Government schools not badmouthing themselves?  I can't believe it...

----------


## FreedomFighter1776

Article 1 Section 8

'Nuff said

----------


## emazur

> That is but one of thousands of things FDR and his predecessors did to ruin the economy. In fact, I can't think of one thing he did to help the economy.


I'm no fan of FDR, but I can name one thing he did to help the economy: signing the act to legally allow the sale of alcohol (the amendment to repeal prohibition came a few months after that - I'm not sure if amendments require presidential approval)

----------


## pochy1776

> I'm no fan of FDR, but I can name one thing he did to help the economy: signing the act to legally allow the sale of alcohol (the amendment to repeal prohibition came a few months after that - I'm not sure if amendments require presidential approval)


We cant have it all.

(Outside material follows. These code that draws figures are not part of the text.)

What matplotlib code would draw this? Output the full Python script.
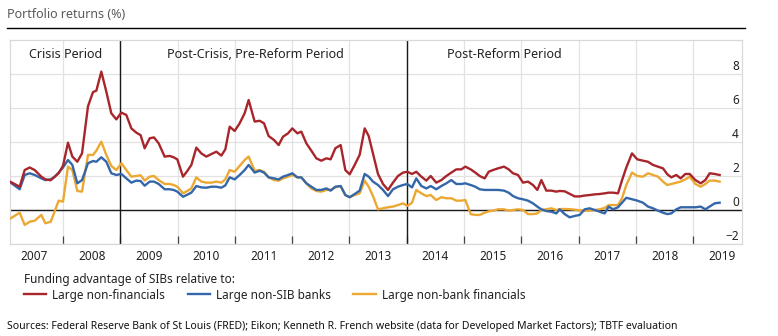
import matplotlib
matplotlib.use('Agg')
import matplotlib.pyplot as plt
import matplotlib.transforms as mtransforms
from matplotlib.lines import Line2D

# ---------------- data ----------------
dates = [
    2007.087, 2007.244, 2007.331, 2007.418, 2007.506, 2007.622, 2007.692, 2007.785,
    2007.855, 2007.924, 2008.000, 2008.087, 2008.163, 2008.250, 2008.332, 2008.436,
    2008.524, 2008.582, 2008.669, 2008.756, 2008.843, 2008.931, 2009.018, 2009.105,
    2009.193, 2009.280, 2009.355, 2009.425, 2009.513, 2009.588, 2009.670, 2009.774,
    2009.862, 2009.931, 2009.995, 2010.094, 2010.170, 2010.240, 2010.327, 2010.414,
    2010.501, 2010.589, 2010.676, 2010.763, 2010.833, 2010.909, 2010.996, 2011.083,
    2011.170, 2011.240,
    2011.345, 2011.432, 2011.508, 2011.589, 2011.682, 2011.764, 2011.839, 2011.927,
    2012.002, 2012.090, 2012.159, 2012.247, 2012.334, 2012.421, 2012.508, 2012.596,
    2012.671, 2012.753, 2012.846, 2012.927, 2013.003, 2013.090, 2013.177, 2013.265,
    2013.335,
    2013.410, 2013.497, 2013.585, 2013.672, 2013.759, 2013.846, 2013.934, 2014.009,
    2014.091, 2014.166, 2014.254, 2014.341, 2014.417, 2014.515, 2014.603, 2014.690,
    2014.777, 2014.864, 2014.952, 2015.021, 2015.115, 2015.196, 2015.272, 2015.359,
    2015.429,
    2015.504, 2015.592, 2015.696, 2015.778, 2015.853, 2015.941, 2016.028, 2016.115,
    2016.202, 2016.278, 2016.348, 2016.435, 2016.522, 2016.610, 2016.668, 2016.755,
    2016.842, 2016.930, 2017.017, 2017.104, 2017.191, 2017.279, 2017.366, 2017.453,
    2017.523,
    2017.599, 2017.686, 2017.756, 2017.831, 2017.930, 2018.023, 2018.122, 2018.209,
    2018.297, 2018.384, 2018.471, 2018.547, 2018.617, 2018.704, 2018.780, 2018.861,
    2018.937, 2019.036, 2019.129, 2019.210, 2019.286, 2019.373, 2019.460,
]

large_non_financials = [
    1.65, 1.37, 2.35, 2.50, 2.35, 1.96, 1.80, 1.75,
    1.96, 2.16, 2.60, 3.96, 3.14, 2.84, 3.33, 6.10,
    6.94, 7.02, 8.14, 6.96, 5.69, 5.33, 5.73, 5.59,
    4.80, 4.55, 4.40, 3.63, 4.22, 4.27, 3.92, 3.14,
    3.18, 3.10, 2.98, 1.96, 2.30, 2.65, 3.67, 3.33,
    3.14, 3.29, 3.43, 3.20, 3.57, 4.90, 4.65, 5.10,
    5.69, 6.47,
    5.20, 5.25, 5.10, 4.35, 4.12, 3.82, 4.31, 4.51,
    4.80, 4.51, 4.61, 3.92, 3.49, 3.04, 2.90, 3.04,
    2.98, 3.63, 3.82, 2.35, 2.10, 2.65, 3.24, 4.80,
    4.35,
    3.33, 2.12, 1.53, 1.18, 1.61, 2.00, 2.20, 2.25,
    2.12, 2.25, 1.96, 1.73, 2.00, 1.61, 1.76, 2.00,
    2.20, 2.39, 2.39, 2.55, 2.39, 2.20, 2.00, 1.86,
    2.25,
    2.35, 2.45, 2.55, 2.39, 2.16, 2.06, 1.61, 1.67,
    1.47, 1.18, 1.76, 1.14, 1.14, 1.08, 1.12, 1.10,
    0.95, 0.80, 0.80, 0.85, 0.88, 0.92, 0.94, 0.98,
    1.02,
    1.02, 0.98, 1.75, 2.50, 3.33, 2.98, 2.90, 2.84,
    2.65, 2.55, 2.45, 2.10, 1.92, 2.06, 1.86, 2.12,
    2.12, 1.76, 1.57, 1.76, 2.16, 2.12, 2.06,
]

large_non_sib_banks = [
    1.61, 1.22, 2.06, 2.16, 2.06, 1.86, 1.76, 1.80,
    1.96, 2.20, 2.50, 2.94, 2.65, 1.57, 1.76, 2.75,
    2.88, 2.84, 3.10, 2.84, 2.16, 2.06, 2.12, 1.86,
    1.61, 1.73, 1.70, 1.43, 1.67, 1.67, 1.53, 1.22,
    1.22, 1.18, 1.08, 0.78, 0.90, 1.02, 1.41, 1.33,
    1.31, 1.37, 1.37, 1.31, 1.45, 1.92, 1.80, 2.06,
    2.35, 2.65,
    2.20, 2.31, 2.20, 1.92, 1.86, 1.80, 1.96, 2.06,
    2.16, 1.92, 1.92, 1.57, 1.37, 1.18, 1.18, 1.27,
    1.14, 1.37, 1.41, 0.88, 0.75, 0.94, 1.14, 2.12,
    1.96,
    1.67, 1.47, 1.18, 0.82, 1.22, 1.37, 1.47, 1.53,
    1.33, 1.86, 1.41, 1.27, 1.41, 1.22, 1.41, 1.57,
    1.76, 1.53, 1.53, 1.57, 1.47, 1.37, 1.22, 1.18,
    1.18,
    1.18, 1.18, 1.14, 1.02, 0.82, 0.69, 0.63, 0.55,
    0.39, 0.20, 0.04, -0.06, -0.10, -0.20, 0.04, -0.24,
    -0.43, -0.35, -0.29, 0.04, 0.10, 0.00, -0.10, -0.20,
    0.20,
    0.04, 0.16, 0.43, 0.72, 0.63, 0.55, 0.43, 0.20,
    0.10, -0.04, -0.16, -0.24, -0.20, 0.04, 0.16, 0.16,
    0.16, 0.16, 0.20, 0.04, 0.20, 0.39, 0.43,
]

large_non_bank_financials = [
    -0.49, -0.16, -0.88, -0.69, -0.63, -0.29, -0.78, -0.69,
    -0.08, 0.55, 0.49, 2.55, 2.35, 1.12, 1.08, 3.24,
    3.24, 3.49, 4.02, 3.24, 2.59, 2.35, 2.75, 2.35,
    1.96, 2.00, 2.04, 1.73, 1.96, 2.00, 1.76, 1.53,
    1.53, 1.47, 1.37, 0.98, 1.12, 1.27, 1.92, 1.67,
    1.61, 1.61, 1.67, 1.61, 1.80, 2.35, 2.25, 2.59,
    2.94, 3.14,
    2.31, 2.35, 2.25, 1.92, 1.76, 1.73, 1.86, 1.96,
    2.06, 1.92, 1.92, 1.57, 1.27, 1.12, 1.08, 1.18,
    1.18, 1.33, 1.41, 0.88, 0.75, 0.88, 0.98, 1.73,
    1.37,
    0.82, 0.04, 0.10, 0.16, 0.20, 0.29, 0.39, 0.24,
    0.43, 1.18, 0.98, 0.82, 0.88, 0.59, 0.75, 0.69,
    0.69, 0.55, 0.55, 0.59, -0.24, -0.29, -0.29, -0.16,
    -0.08,
    -0.04, 0.04, 0.04, -0.04, 0.00, 0.04, 0.00, -0.24,
    -0.24, -0.20, 0.00, 0.04, 0.10, 0.00, 0.05, 0.06,
    0.05, 0.02, -0.02, -0.04, -0.04, 0.00, 0.04, 0.12,
    0.29,
    0.29, 0.29, 0.69, 1.47, 2.20, 2.00, 1.96, 2.16,
    2.06, 1.96, 1.67, 1.47, 1.53, 1.61, 1.67, 1.80,
    1.96, 1.53, 1.37, 1.53, 1.73, 1.73, 1.67,
]

series_names = ['Large non-financials', 'Large non-SIB banks', 'Large non-bank financials']
series_colors = ['#a8262b', '#3467aa', '#eba832']

year_boundaries = list(range(2008, 2020))
year_label_pos = [y + 0.5 for y in range(2007, 2020)]
year_labels = [str(y) for y in range(2007, 2020)]
y_ticks = [-2, 0, 2, 4, 6, 8]
period_breaks = [2009, 2014]
period_names = ['Crisis Period', 'Post-Crisis, Pre-Reform Period', 'Post-Reform Period']
period_label_x = [2008.05, 2011.35, 2015.70]

title = 'Portfolio returns (%)'
legend_title = 'Funding advantage of SIBs relative to:'
source = ('Sources: Federal Reserve Bank of St Louis (FRED); Eikon; Kenneth R. French website '
          '(data for Developed Market Factors); TBTF evaluation')

# ---------------- figure ----------------
plt.rcParams['font.family'] = ['Noto Sans', 'DejaVu Sans']
W, H = 778, 336
fig = plt.figure(figsize=(W / 100, H / 100), dpi=100)

ax = fig.add_axes([10 / W, (H - 244) / H, 732 / W, 204 / H])
ax.set_xlim(2007.075, 2019.85)
ax.set_ylim(-2, 10)

grid_c = '#e2e2e2'
for s in ax.spines.values():
    s.set_color('#d8d8d8')
    s.set_linewidth(0.9)

ax.set_yticks(y_ticks)
ax.set_yticklabels([])
ax.tick_params(axis='y', length=0)
ax.set_xticks(year_boundaries)
ax.set_xticklabels([])
ax.set_xticks(year_label_pos, minor=True)
ax.set_xticklabels(year_labels, minor=True, fontsize=8.5, color='#222222')
ax.tick_params(axis='x', which='major', direction='in', length=6, width=0.9, color='#444444')
ax.tick_params(axis='x', which='minor', length=0, pad=4)
ax.grid(True, which='major', color=grid_c, linewidth=0.9)
ax.set_axisbelow(True)

ax.axhline(0, color='#1a1a1a', lw=1.0, zorder=2)
for b in period_breaks:
    ax.axvline(b, color='#1a1a1a', lw=1.0, zorder=2)

series_values = [large_non_financials, large_non_sib_banks, large_non_bank_financials]
for z, vals, col in zip([5, 4, 3], series_values, series_colors):
    ax.plot(dates, vals, color=col, lw=1.7, zorder=z, solid_joinstyle='round')

# y labels inside, right, above gridline
blend = mtransforms.blended_transform_factory(ax.transAxes, ax.transData)
for v in y_ticks:
    t = mtransforms.offset_copy(blend, fig=fig, x=-3, y=8, units='dots')
    lab = str(v) if v >= 0 else '\u2212' + str(abs(v))
    ax.text(1.0, v, lab, transform=t, ha='right', va='center', fontsize=8.5, color='#222222')

# period labels
for x, name in zip(period_label_x, period_names):
    ax.text(x, 9.12, name, ha='center', va='center', fontsize=9, color='#222222')

# title and rule
fig.text(7 / W, 1 - 15 / H, title, ha='left', va='center', fontsize=9, color='#5a5a5a')
fig.add_artist(Line2D([7 / W, 745 / W], [1 - 28 / H] * 2, color='black', lw=1.0))

# legend
fig.text(24 / W, 1 - 279 / H, legend_title, ha='left', va='center', fontsize=8.5, color='#222222')
handles = [Line2D([], [], color=c, lw=1.7) for c in series_colors]
fig.legend(handles, series_names, loc='center left', bbox_to_anchor=(24 / W, 1 - 295 / H),
           ncol=3, frameon=False, fontsize=8.5, handlelength=1.9, handletextpad=0.5,
           columnspacing=1.9, borderpad=0, borderaxespad=0, labelcolor='#222222')

fig.text(7 / W, 1 - 326 / H, source, ha='left', va='center', fontsize=7.5, color='#111111')

fig.savefig('out.png', dpi=100)
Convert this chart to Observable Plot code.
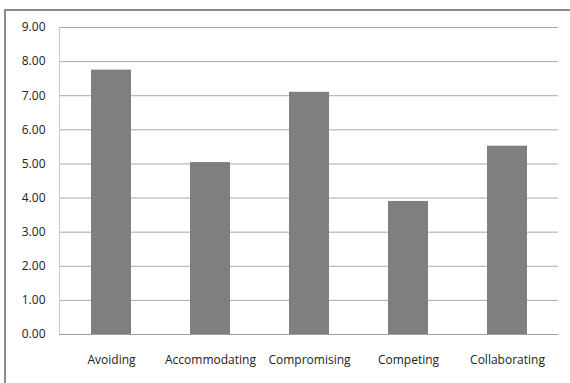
<!DOCTYPE html>
<html>
<head>
<meta charset="utf-8">
<script src="https://cdn.jsdelivr.net/npm/d3@7"></script>
<script src="https://cdn.jsdelivr.net/npm/@observablehq/plot@0.6"></script>
<style>
  html, body { margin: 0; padding: 0; background: #fff; }
  #wrap { position: relative; width: 570px; height: 383px; overflow: hidden; }
  #frame { position: absolute; left: 4px; top: 9px; width: 600px; height: 400px;
           border-left: 2px solid #8a8a8a; border-top: 2px solid #8a8a8a; box-sizing: border-box; }
  #chart { position: absolute; left: 0; top: 0; }
</style>
</head>
<body>
<div id="wrap"><div id="frame"></div><div id="chart"></div></div>
<script>
const categories = ["Avoiding", "Accommodating", "Compromising", "Competing", "Collaborating"];
const values = [7.75, 5.04, 7.10, 3.90, 5.52];
const yTicks = [0, 1, 2, 3, 4, 5, 6, 7, 8, 9];

const data = categories.map((c, i) => ({category: c, value: values[i]}));

const chart = Plot.plot({
  width: 570,
  height: 383,
  marginLeft: 59,
  marginRight: 12,
  marginTop: 27,
  marginBottom: 49,
  style: {fontFamily: "'Open Sans', sans-serif", fontSize: "12px", color: "#222", background: "transparent"},
  x: {domain: categories, paddingInner: 0.6, paddingOuter: 0.3, label: null, tickSize: 0, tickPadding: 21},
  y: {domain: [0, 9], ticks: yTicks, tickFormat: d3.format(".2f"), label: null, tickSize: 0, tickPadding: 14},
  marks: [
    Plot.gridY(yTicks, {stroke: "#a8a8a8", strokeOpacity: 1}),
    Plot.frame({anchor: "left", stroke: "#c8c8c8"}),
    Plot.barY(data, {x: "category", y: "value", fill: "#7f7f7f"}),
    Plot.ruleY([0], {stroke: "#a0a0a0"})
  ]
});
document.getElementById("chart").appendChild(chart);
</script>
</body>
</html>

By the way, FDR killed 8 million good pigs to keep prices high, WHAT KIND OF RETARD DOES THAT?!

----------


## John F Kennedy III

FDR is summarized pretty well in the OP of this thread:

http://www.ronpaulforums.com/showthr...=Group+project

----------


## Tinnuhana

Tom Woods taught this great on-line course: FDR and the New Deal. Hope he offers it again. He also brought in Robert Higgs's "regime uncertainty", which is so obvious these  days (businesses won't start up, expand or hire because they're afraid what the presidential administration is going to do next to pull the rug out from under them). You can get some good info on the depression at mises.org. 
When liberals ask me what I think of Obama, I tell them that it's a shame he said he wanted to use FDR as an example for fighting the current economic woes...play up that he's not a bad guy, but chose the wrong role model. It diffuses any any angry rhetoric they want to vent and sometimes actually allows for a serious discussion.
A lot of older Americans don't even know all the garbage FDR did: trying to expand the Supreme Court so he could stack it with all his cronies, etc. And some say the reason he won  the first election was that he promised to repeal Prohibition. Interesting.

----------


## tttppp

> That is but one of thousands of things FDR and his predecessors did to ruin the economy. In fact, I can't think of one thing he did to help the economy.


But you have to give him credit for "getting us through such tough times."

----------


## tttppp

> Textbooks praise FDR and the new deal


According to the textbooks, every president was a great president.

----------